The Working Party analyzed the international investment income accounts in considerable detail and was able to suggest adjustments that eliminated most of the discrepancy. However, major problems remain for the geographic analysis of the direct investment portion of those adjustments. For reinvested earnings, the indicated adjustments can be based on any one of three premises: (1) the credits are likely to be reported more completely and accurately, so the appropriate adjustment would be to add debits where they seemed to be inadequately reported; (2) since an excess of credits seems to be characteristic of this sector, the discrepancy could be reduced by eliminating the credits for which there are no corresponding debits; and (3) since there is a built-in bias in this sector, it would be appropriate simply to eliminate all the data on reinvested earnings when aggregating the world current account. Clearly, the balances of regions, as adjusted, would be considerably affected by the choice of the adjustment procedure—at least until the reporting of reinvested earnings was greatly improved.

There is a further complication for reinvested earnings, because whichever adjustment is made for any country or region there should be, by definition, an opposite and equal adjustment in the capital account, so that the net arithmetical effect on the total balance of payments statement would be zero. Nevertheless, there would be some gain in understanding the economic significance of the operations of these enterprises, for both creditors and debtors, if an effort were made to include all their earnings, whether distributed or not, in the international accounts. On that basis, the first column of Table 78 shows the effect of retaining the amounts reported as credits, and compensating, on balance, by inserting debits in the locations where the analysis completed up to this point suggests that they should be. The result is to reduce somewhat the net credits of industrial countries but to add a sizable amount to the debits of developing countries.

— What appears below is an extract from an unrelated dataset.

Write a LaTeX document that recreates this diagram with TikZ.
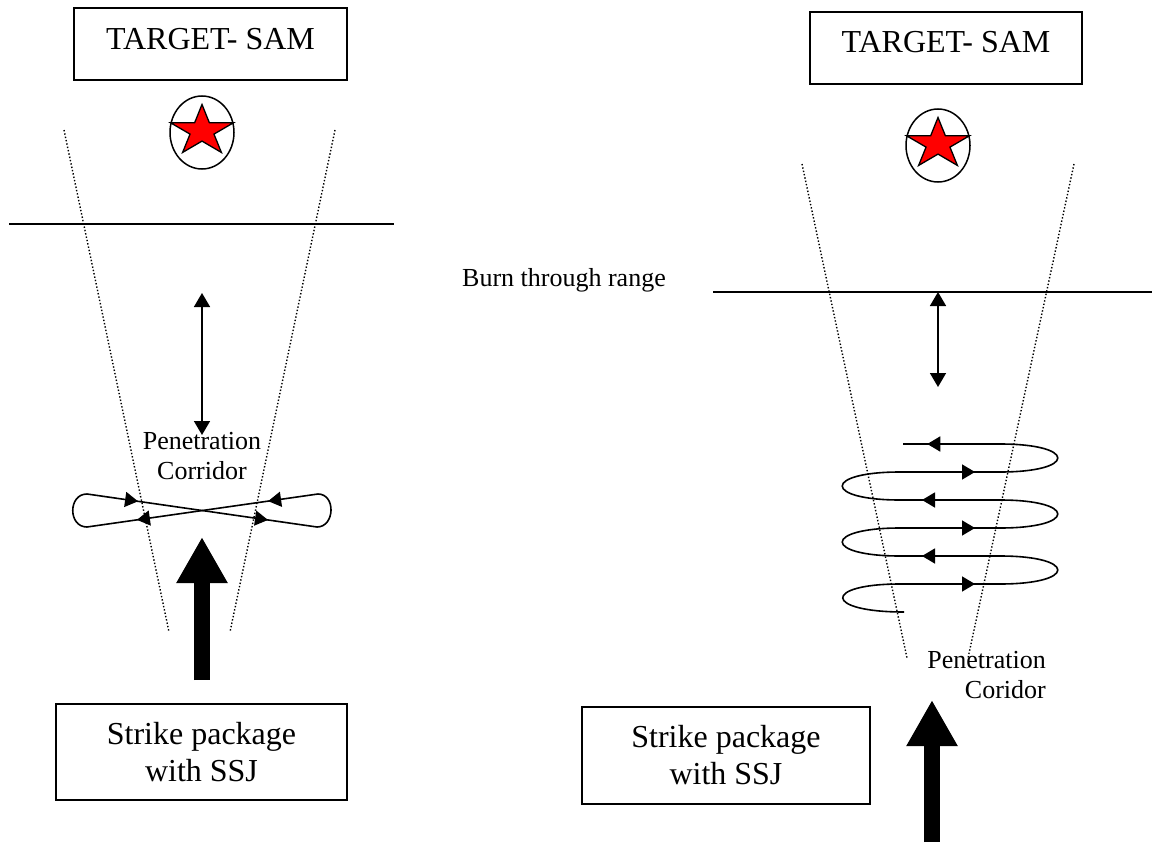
\documentclass[tikz,border=0pt]{standalone}
\usepackage{fontspec}
\setmainfont{Liberation Serif}
\usetikzlibrary{arrows.meta,decorations.markings}

\tikzset{
  lbox/.style={draw,line width=2pt,inner sep=0pt,font=\fontsize{32}{37}\selectfont,align=center},
  lbl/.style={inner sep=0pt,font=\fontsize{26}{30}\selectfont},
  corridor/.style={line width=1.4pt,dash pattern=on 1.4pt off 2pt},
  rangeline/.style={line width=1.6pt},
  dblarrow/.style={line width=1.6pt,{Triangle[length=14pt,width=16pt]}-{Triangle[length=14pt,width=16pt]}},
  bigarrow/.style={line width=16pt,-{Triangle[length=46pt,width=48pt]}},
  orbit/.style={line width=1.6pt},
  midarrow/.style={postaction={decorate,decoration={markings,
      mark=at position #1 with {\arrow{Triangle[length=13pt,width=15pt]}}}}}
}

% SAM site: star in a ring
\newcommand{\samsite}[1]{%
  \draw[line width=1.5pt] (#1) ellipse [x radius=32pt, y radius=36.5pt];
  \begin{scope}[shift={(#1)},yshift=1.5pt,xscale=1.245,yscale=-1]
    \filldraw[fill=red,line width=1.3pt,line join=miter]
      (90:26.5) -- (126:10.1) -- (162:26.5) -- (198:10.1) -- (234:26.5) --
      (270:10.1) -- (306:26.5) -- (342:10.1) -- (18:26.5) -- (54:10.1) -- cycle;
  \end{scope}}

\begin{document}
\begin{tikzpicture}[x=1pt,y=-1pt]
	\useasboundingbox (0,0) rectangle (1162,843);

	% left: escort jamming
	\node[lbox,text height=42pt,text depth=30pt,minimum width=273pt] (tgtL) at (210.5,44) {TARGET- SAM};
	\samsite{202,132.5}
	\draw[corridor] (64,130) -- (169,632);
	\draw[corridor] (335,130) -- (230,632);
	\draw[rangeline] (9,224) -- (394,224);
	\coordinate (upL) at (202,293);
	\coordinate (dnL) at (202,435);
	\draw[dblarrow] (upL) -- (dnL);
	\node[lbl,align=center] (penL) at (202,456) {Penetration\\Corridor};
	\coordinate (xa) at (87,494);
	\coordinate (xb) at (317,527);
	\coordinate (xc) at (318,494);
	\coordinate (xd) at (87,527);
	\draw[orbit,midarrow=0.222,midarrow=0.787] (xa) -- (xb);
	\draw[orbit] (xb) .. controls (335,527) and (336,494) .. (xc);
	\draw[orbit,midarrow=0.216,midarrow=0.784] (xc) -- (xd);
	\draw[orbit] (xd) .. controls (68,527) and (68,494) .. (xa);
	\coordinate (jamL) at (202,680);
	\coordinate (tipL) at (202,537);
	\draw[bigarrow] (jamL) -- (tipL);
	\node[lbox,minimum width=291pt,minimum height=96pt] (strikeL) at (201.5,752) {Strike package\\with SSJ};

	% right: stand-off jammer orbit
	\node[lbox,text height=41pt,text depth=31pt,minimum width=272pt] (tgtR) at (946,48) {TARGET- SAM};
	\samsite{938,145.5}
	\draw[corridor] (802,164) -- (907,658);
	\draw[corridor] (1074,164) -- (968,658);
	\node[lbl,anchor=base west] (burn) at (462,286) {Burn through range};
	\draw[rangeline] (713,292) -- (1152,292);
	\coordinate (upR) at (938,292);
	\coordinate (dnR) at (938,387);
	\draw[dblarrow] (upR) -- (dnR);
	\draw[orbit] (904,612) .. controls (823,612) and (823,584) .. (900,584);
	\draw[orbit,midarrow=0.75] (900,584) -- (1000,584);
	\draw[orbit] (1000,584) .. controls (1077,584) and (1077,556) .. (1000,556);
	\draw[orbit,midarrow=0.78] (1000,556) -- (900,556);
	\draw[orbit] (900,556) .. controls (823,556) and (823,528) .. (900,528);
	\draw[orbit,midarrow=0.75] (900,528) -- (1000,528);
	\draw[orbit] (1000,528) .. controls (1077,528) and (1077,500) .. (1000,500);
	\draw[orbit,midarrow=0.78] (1000,500) -- (900,500);
	\draw[orbit] (900,500) .. controls (823,500) and (823,472) .. (900,472);
	\draw[orbit,midarrow=0.75] (900,472) -- (1000,472);
	\draw[orbit] (1000,472) .. controls (1077,472) and (1077,444) .. (1000,444);
	\draw[orbit,midarrow=0.75] (1000,444) -- (903,444);
	\node[lbl,align=right,anchor=east] (penR) at (1046,675) {Penetration\\Coridor};
	\coordinate (jamR) at (932,842);
	\coordinate (tipR) at (932,700);
	\draw[bigarrow] (jamR) -- (tipR);
	\node[lbox,minimum width=288pt,minimum height=97pt] (strikeR) at (726,755.5) {Strike package\\with SSJ};
\end{tikzpicture}
\end{document}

For “other,” or distributed, direct investment income, the geographic allocation of adjustments is shown in the second column of Table 78. For this category, the adjustments tend to raise credits or reduce debits, thus adding a considerable amount of net credits to industrial countries and Middle Eastern oil exporters. However, a considerable global net debit, centered on the developing countries, remains under this heading. As noted in Chapter IV, these remaining discrepancies seem to be traceable to a few countries, and further analysis may show whether the debits were reported erroneously or whether they should be shifted to another payments category without affecting the overall current account discrepancy.

In the case of portfolio investment income, which is comprised mainly of returns on positions with banks and on holdings of securities (including assets held as official reserves), results are shown in the third column of Table 78. The suggested adjustments almost eliminate the discrepancy under this heading, but this result should not be taken too literally—it is the result of a rather complicated process (discussed in Chapter V), and no doubt there are many offsetting and accidental errors remaining. Nevertheless, the body of statistics and the methodology underlying this set of adjustments seems to the Working Party to be relatively well founded. The net effect of these adjustments is to add to the net income credits reported by all areas except Eastern Europe, but to add rather more net credits to industrial countries and offshore banking centers than to developing countries. It should be noted that $5.9 billion of the suggested increase in net credits cannot be allocated geographically, reflecting mainly the lack of information on residences of asset holders in the banking position data. For convenience, the adjustments for investment income data, apart from the more problematic allocation of reinvested earnings, are shown in Table 77.

Table 77


(In billions of U.S. dollars)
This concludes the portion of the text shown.